* **WRITTEN PROBLEM**
Beginning with the first line, set down every line through the one containing "import plotly.graph_objects as go", exactly as it appears, but not the pictures.

########################################

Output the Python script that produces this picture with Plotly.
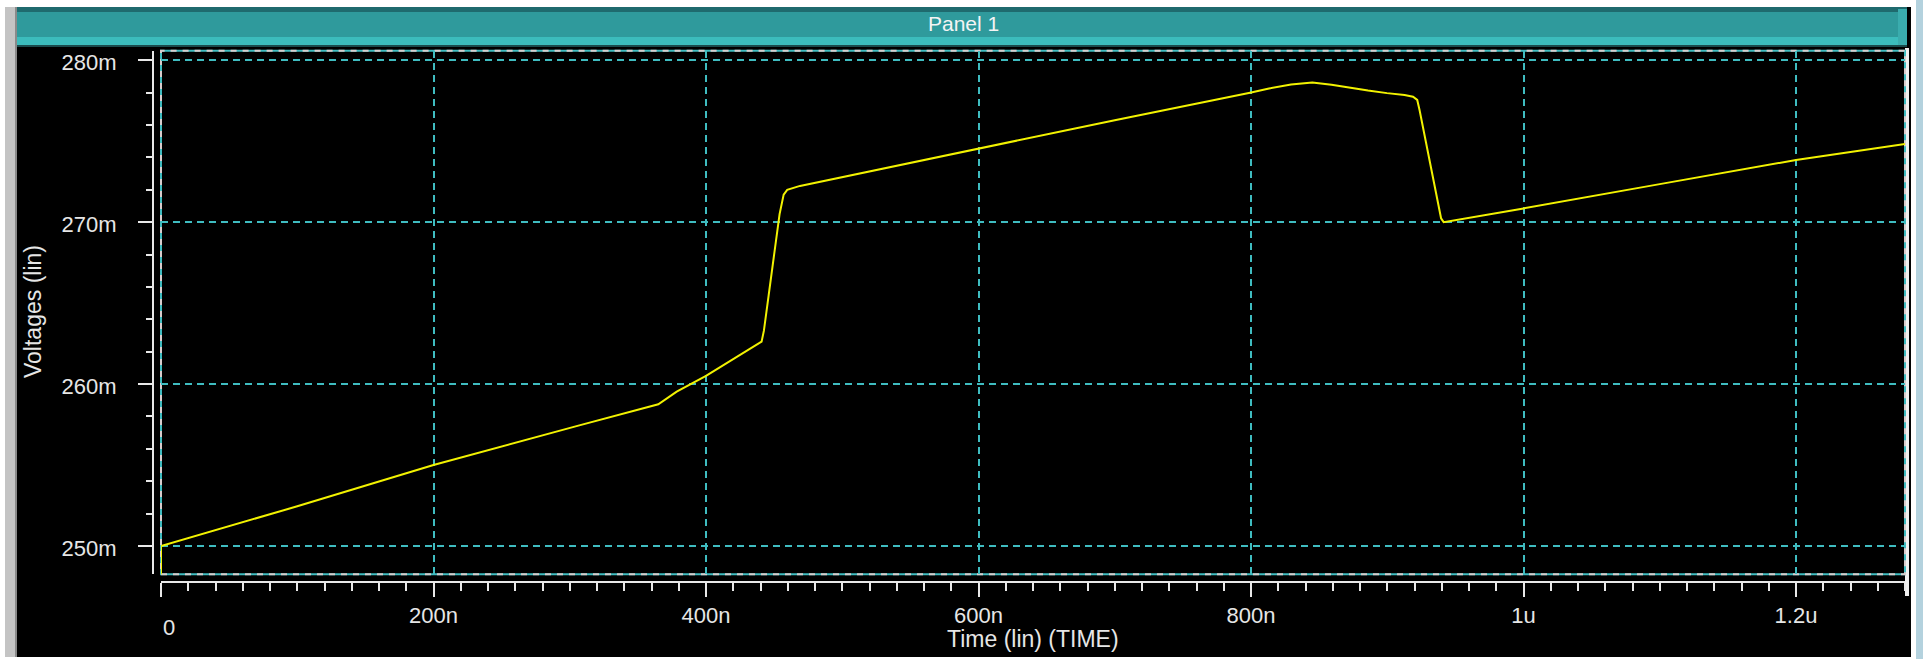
import plotly.graph_objects as go

# ---------------- data (time in ns, voltage in mV) ----------------
time_ns = [0, 0, 100, 200, 307, 365, 378.5, 400, 440.8, 442.5, 446, 450, 454, 457,
           459.6, 469, 542, 600, 700, 799.3, 813.2, 829.4, 845,
           859.1, 866.8, 877.8, 885.9, 899.8, 912.7, 918.9, 922, 923.7, 939.5,
           941.4, 1000, 1100, 1200, 1280]
volt_mv = [245.0, 250.0, 252.45, 255.0, 257.45, 258.75, 259.53, 260.5, 262.62, 263.3,
           265.5, 268.0, 270.5, 271.7, 272.0, 272.24, 273.53, 274.56, 276.3, 278.0,
           278.26, 278.5, 278.63, 278.49, 278.38, 278.24, 278.13, 277.97, 277.86,
           277.75, 277.55, 276.93, 270.24, 270.0, 270.85, 272.35, 273.84, 274.83]

x_tick_vals_ns = [0, 200, 400, 600, 800, 1000, 1200]
x_tick_text = ["", "200n", "400n", "600n", "800n", "1u", "1.2u"]
y_tick_vals_mv = [250, 260, 270, 280]
y_tick_text = ["250m", "260m", "270m", "280m"]

x_range_ns = [0, 1280]
y_range_mv = [248.25, 280.591]

t = [v * 1e-9 for v in time_ns]
v = [x * 1e-3 for x in volt_mv]
xt = [x * 1e-9 for x in x_tick_vals_ns]
yt = [y * 1e-3 for y in y_tick_vals_mv]
xr = [x * 1e-9 for x in x_range_ns]
yr = [y * 1e-3 for y in y_range_mv]

W, H = 1923, 659
def px(x):
    return x / W
def py(y):
    return 1 - y / H

FONT = "Liberation Sans, Arial, sans-serif"
TXT = "#e6e6e6"
CYAN = "#3fbcc0"

xdom = [px(161), px(1905)]
ydom = [py(574.3), py(50.7)]

fig = go.Figure()
fig.add_trace(go.Scatter(x=t, y=v, mode="lines", line=dict(color="#f2f200", width=2),
                         hoverinfo="skip", showlegend=False, xaxis="x", yaxis="y"))
fig.add_trace(go.Scatter(x=t, y=v, mode="lines", line=dict(color="rgba(0,0,0,0)", width=0),
                         hoverinfo="skip", showlegend=False, xaxis="x2", yaxis="y2"))

grid_common = dict(showgrid=True, gridcolor=CYAN, gridwidth=2, griddash="7px,5px",
                   zeroline=False, showline=False, ticks="", showticklabels=False,
                   tickmode="array")

fig.update_layout(
    width=W, height=H, autosize=False,
    margin=dict(l=0, r=0, t=0, b=0),
    paper_bgcolor="white", plot_bgcolor="rgba(0,0,0,0)",
    font=dict(family=FONT, size=22, color=TXT),
    xaxis=dict(domain=xdom, range=xr, tickvals=xt, anchor="y", **grid_common),
    yaxis=dict(domain=ydom, range=yr, tickvals=yt, anchor="x", **grid_common),
    xaxis2=dict(domain=xdom, range=xr, overlaying="x", anchor="free", position=py(581.7),
                side="bottom", showgrid=False, zeroline=False,
                showline=True, linecolor="#e8e8e8", linewidth=2,
                tickmode="array", tickvals=xt, ticktext=x_tick_text,
                ticks="outside", ticklen=14, tickwidth=2, tickcolor="#e8e8e8",
                tickfont=dict(family=FONT, size=22, color=TXT),
                minor=dict(tickmode="linear", tick0=0, dtick=20e-9, ticks="outside",
                           ticklen=8, tickwidth=2, tickcolor="#e8e8e8", showgrid=False)),
    yaxis2=dict(domain=ydom, range=yr, overlaying="y", anchor="free", position=px(153),
                side="left", showgrid=False, zeroline=False,
                showline=True, linecolor="#e8e8e8", linewidth=2,
                tickmode="array", tickvals=yt, ticktext=y_tick_text,
                ticks="outside", ticklen=14, tickwidth=2, tickcolor="#e8e8e8",
                ticklabelstandoff=17, ticklabelshift=2,
                tickfont=dict(family=FONT, size=22, color=TXT),
                minor=dict(tickmode="linear", tick0=0, dtick=0.002, ticks="outside",
                           ticklen=6, tickwidth=2, tickcolor="#e8e8e8", showgrid=False)),
)

def prect(x0, x1, y0, y1, color):
    return dict(type="rect", xref="paper", yref="paper", x0=px(x0), x1=px(x1),
                y0=py(y1), y1=py(y0), fillcolor=color, line=dict(width=0), layer="below")

shapes = [
    prect(15, 1911, 7, 657, "black"),             # window body
    prect(5, 15, 7, 657, "#c4c4c4"),              # left gray frame strip
    prect(15, 17, 7, 657, "#8a8a8a"),
    prect(1916, 1923, 0, 659, "#b4d2de"),         # right frame strip
    prect(17, 1907, 7, 47, "#2f9a9c"),            # title bar
    prect(17, 1907, 7, 12, "#1f6a6e"),
    prect(17, 1907, 37, 45, "#3cbcbc"),
    prect(1898, 1907, 9, 45, "#3aacae"),
    prect(17, 1907, 45, 47, "#1a4a4c"),
    prect(1905, 1909, 48, 596, "#f0f0f0"),        # right white edge line
    # plot border (cyan + light dashes)
    dict(type="rect", xref="paper", yref="paper", x0=xdom[0], x1=xdom[1], y0=ydom[0], y1=ydom[1],
         line=dict(color=CYAN, width=2), layer="below"),
    dict(type="rect", xref="paper", yref="paper", x0=xdom[0], x1=xdom[1], y0=ydom[0], y1=ydom[1],
         line=dict(color="#d8cccc", width=2, dash="6px,6px"), layer="below"),
]
fig.update_layout(shapes=shapes)

annotations = [
    dict(text="Panel 1", xref="paper", yref="paper", x=px(963), y=py(24),
         xanchor="center", yanchor="middle", showarrow=False,
         font=dict(family=FONT, size=21, color="#f4f4f4")),
    dict(text="0", xref="x", yref="paper", x=0, y=py(627), xanchor="left", yanchor="middle",
         showarrow=False, font=dict(family=FONT, size=22, color=TXT)),
    dict(text="Time (lin) (TIME)", xref="paper", yref="paper", x=px(1033), y=py(639),
         xanchor="center", yanchor="middle", showarrow=False,
         font=dict(family=FONT, size=23, color=TXT)),
    dict(text="Voltages (lin)", xref="paper", yref="paper", x=px(33), y=py(312),
         xanchor="center", yanchor="middle", textangle=-90, showarrow=False,
         font=dict(family=FONT, size=23, color=TXT)),
]
fig.update_layout(annotations=annotations)

fig.write_html("out.html", config={"displayModeBar": False},
               post_script="document.body.style.margin='0';document.body.style.overflow='hidden';")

########################################

* **TASK OUTPUT**
Output the Python script that produces this picture with Plotly.
import plotly.graph_objects as go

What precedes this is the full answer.